И в то же время Уильямс считает, что в некоторых случаях, когда не был выполнен долг, одобряемый с социальной или философской точки зрения, у человека, нарушившего этот долг, нет причин для сожалений и чувства вины. Чтобы проиллюстрировать проблему невыполненных обещаний, важности планов и психологической призрачности долга, Уильямс предлагает рассмотреть гипотетическую фигуру человека, похожего на заблудшего художника Гогена («Моральная удача», 20-39). «Гоген», не подчиняя свои поступки требованиям кантианской или утилитаристской морали, следует своим наклонностям и оставляет жену и детей, чтобы писать картины на Таити. Покинутая семья неплохо переносит расставание, а «Гоген» пишет прекрасные и исполненные глубокого смысла картины, внесшие неоценимый вклад в историю искусства и в эстетический опыт человечества, хотя поступки и действия «Гогена» в реальной жизни не сулят ничего, кроме обнищания, самоубийства, горя и несчастий. Следствием (в случае обычного человека), по Уильямсу, было бы «сожаление деятеля», и наличие такого сожаления могло бы послужить — при таком сценарии — смягчающим обстоятельством, не позволяющим вменить художнику объективную ошибочность Действий.
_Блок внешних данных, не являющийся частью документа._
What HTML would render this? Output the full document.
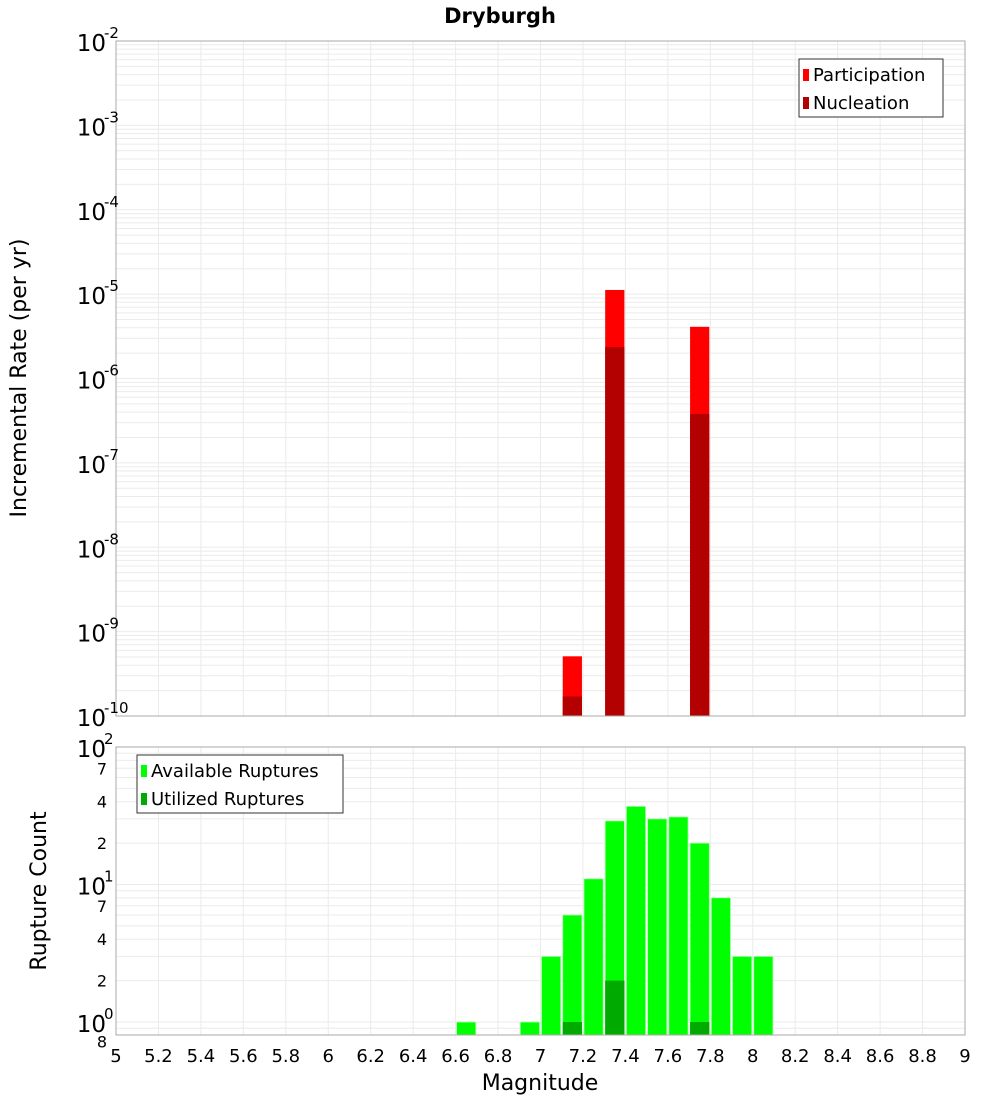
<!DOCTYPE html>
<html><head><meta charset="utf-8"><style>
body{margin:0;background:#fff;}
svg{font-family:"DejaVu Sans","Liberation Sans",sans-serif;}
</style></head><body>
<svg id="c" width="1000" height="1100" xmlns="http://www.w3.org/2000/svg">
<text x="500" y="23" text-anchor="middle" font-size="21" font-weight="bold">Dryburgh</text>
<g id="topPanel"></g><g id="botPanel"></g>
<text transform="translate(26,378) rotate(-90)" text-anchor="middle" font-size="22">Incremental Rate (per yr)</text>
<text transform="translate(46,891) rotate(-90)" text-anchor="middle" font-size="22">Rupture Count</text>
<text x="540" y="1090" text-anchor="middle" font-size="22">Magnitude</text>
</svg>
<script>
const rateMags=[7.15,7.35,7.75];
const participation=[5.1e-10,1.12e-5,4.1e-6];
const nucleation=[1.7e-10,2.36e-6,3.8e-7];
const countMags=[6.65,6.95,7.05,7.15,7.25,7.35,7.45,7.55,7.65,7.75,7.85,7.95,8.05];
const available=[1,1,3,6,11,29,37,30,31,20,8,3,3];
const utilizedMags=[7.15,7.35,7.75];
const utilized=[1,2,1];
const xTicks=[5,5.2,5.4,5.6,5.8,6,6.2,6.4,6.6,6.8,7,7.2,7.4,7.6,7.8,8,8.2,8.4,8.6,8.8,9];
const rateExps=[-2,-3,-4,-5,-6,-7,-8,-9,-10];
const countExps=[2,1,0];
const countMinor=[7,4,2];

const NS="http://www.w3.org/2000/svg";
const X0=116,X1=965;
const xS=m=>X0+(m-5)/4*(X1-X0);
const T0=41,T1=716;
const yT=v=>T0+(-2-Math.log10(v))*84.375;
const B0=747,B1=1035;
const yB=v=>B0+(2-Math.log10(v))*137.5;
function el(p,t,a){const e=document.createElementNS(NS,t);for(const k in a)e.setAttribute(k,a[k]);p.appendChild(e);return e;}
const gTop=document.getElementById('topPanel'),gBot=document.getElementById('botPanel');

function panel(g,y0,y1,name){
  const r=el(g,'rect',{x:X0,y:y0,width:X1-X0,height:y1-y0,fill:'#fff'});
  
  
}
panel(gTop,T0,T1,'rate');panel(gBot,B0,B1,'count');

for(const m of xTicks){
  const l=el(gTop,'line',{x1:xS(m),x2:xS(m),y1:T0,y2:T1,stroke:'#ebebeb'});
  
  
  const l2=el(gBot,'line',{x1:xS(m),x2:xS(m),y1:B0,y2:B1,stroke:'#ebebeb'});
  
  
}
for(let e=-10;e<-2;e++){for(let k=1;k<10;k++){const y=yT(k*Math.pow(10,e));
  const l=el(gTop,'line',{x1:X0,x2:X1,y1:y,y2:y,stroke:'#ebebeb'});
  
  }}
for(let e=-1;e<2;e++){for(let k=1;k<10;k++){const v=k*Math.pow(10,e);const y=yB(v);if(y>B1||y<B0)continue;
  const l=el(gBot,'line',{x1:X0,x2:X1,y1:y,y2:y,stroke:'#ebebeb'});
  
  }}

const bw=(X1-X0)/40-2;
rateMags.forEach((m,i)=>{
  const y=yT(participation[i]);
  const b=el(gTop,'rect',{x:xS(m)-bw/2,y:y,width:bw,height:T1-y,fill:'#ff0000'});
  
  
  const y2=yT(nucleation[i]);
  const b2=el(gTop,'rect',{x:xS(m)-bw/2,y:y2,width:bw,height:T1-y2,fill:'#b30000'});
  
  
});
countMags.forEach((m,i)=>{
  const y=yB(available[i]);
  const b=el(gBot,'rect',{x:xS(m)-bw/2,y:y,width:bw,height:B1-y,fill:'#00ff00',stroke:'#b0ffb0','stroke-width':0.8});
  
  
});
utilizedMags.forEach((m,i)=>{
  const y=yB(utilized[i]);
  const b=el(gBot,'rect',{x:xS(m)-bw/2,y:y,width:bw,height:B1-y,fill:'#00aa00'});
  
  
});
for(const [g,y0,y1] of [[gTop,T0,T1],[gBot,B0,B1]]){
  const r=el(g,'rect',{x:X0,y:y0,width:X1-X0,height:y1-y0,fill:'none',stroke:'#aaa'});
  
  
}
rateExps.forEach(e=>{
  const y=yT(Math.pow(10,e));
  const t=el(gTop,'text',{x:106,y:y+10,'text-anchor':'end','font-size':23});
  t.textContent='10';
  
  
  const s=el(gTop,'text',{x:104,y:y-3,'font-size':15});
  s.textContent=String(e);
  
  
});
countExps.forEach(e=>{
  const y=yB(Math.pow(10,e));
  const t=el(gBot,'text',{x:106,y:y+10,'text-anchor':'end','font-size':23});
  t.textContent='10';
  
  
  const s=el(gBot,'text',{x:104,y:y-3,'font-size':15});
  s.textContent=String(e);
  
  
  if(e>0){countMinor.forEach(k=>{const v=k*Math.pow(10,e-1);
    const m=el(gBot,'text',{x:107,y:yB(v)+6,'text-anchor':'end','font-size':16});
    m.textContent=String(k);
    
    });}
});
{const m=el(gBot,'text',{x:107,y:yB(0.8)+12,'text-anchor':'end','font-size':16});m.textContent='8';

}
xTicks.forEach(v=>{
  const t=el(gBot,'text',{x:xS(v),y:1062,'text-anchor':'middle','font-size':18});
  t.textContent=String(v);
  
  
});
function legend(g,x0,y0,w,items,name){
  const lg=el(g,'g',{});
  
  
  el(lg,'rect',{x:x0,y:y0,width:w,height:58,fill:'#fff',stroke:'#333'});
  items.forEach((it,i)=>{
    const sw=el(lg,'rect',{x:x0+4,y:y0+10+i*28,width:6,height:12,fill:it[1]});
    
    
    const t=el(lg,'text',{x:x0+14,y:y0+22+i*28,'font-size':18});
    t.textContent=it[0];
    
    
  });
}
legend(gTop,799,59,144,[['Participation','#ff0000'],['Nucleation','#b30000']],'rate-legend');
legend(gBot,137,755,206,[['Available Ruptures','#00ff00'],['Utilized Ruptures','#00aa00']],'count-legend');
</script>
</body></html>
Возможность сослаться на сожаление деятеля, а не простая возможность нарушения моральных норм, делает рискованными некоторые решения. В результате преследования некой цели (или в каких-то случаях из-за невозможности преследования этой цели) «человек может сломать себе жизнь или же, если он не доведет дело до логического конца, может впасть в состояние пустого существования, и ему потребуются титанические усилия и везение, чтобы вернуться к тому, ради чего стоит жить» («Стыд и необходимость», 70).
Цели и перспективы этики
Цель некоторых теоретиков морали заключается в создании формально непротиворечивой системы норм, по возможности не противоречащим правилам, продиктованным нравственным чутьем большинства простых людей. При таком взгляде этическое исследование сводится по большей части к устранению теоретических несоответствий. Так, если вы утверждаете, что убеждены в святости и неприкосновенности человеческой жизни, вы должны выступать также против войны и абортов. Если же вы выступаете только против чего-то одного из этого, то вам, согласно учению Сократа, надо заново сформулировать понятия, с помощью которых вы выражаете свои убеждения. Подобно Витгенштейну, Уильямс считал безосновательной такую чисто техническую критику убеждений. Должны ли мы стремиться к построению логически непротиворечивого и универсального набора моральных убеждений, чтобы овладеть картезианской «абсолютной концепцией» нравственной реальности?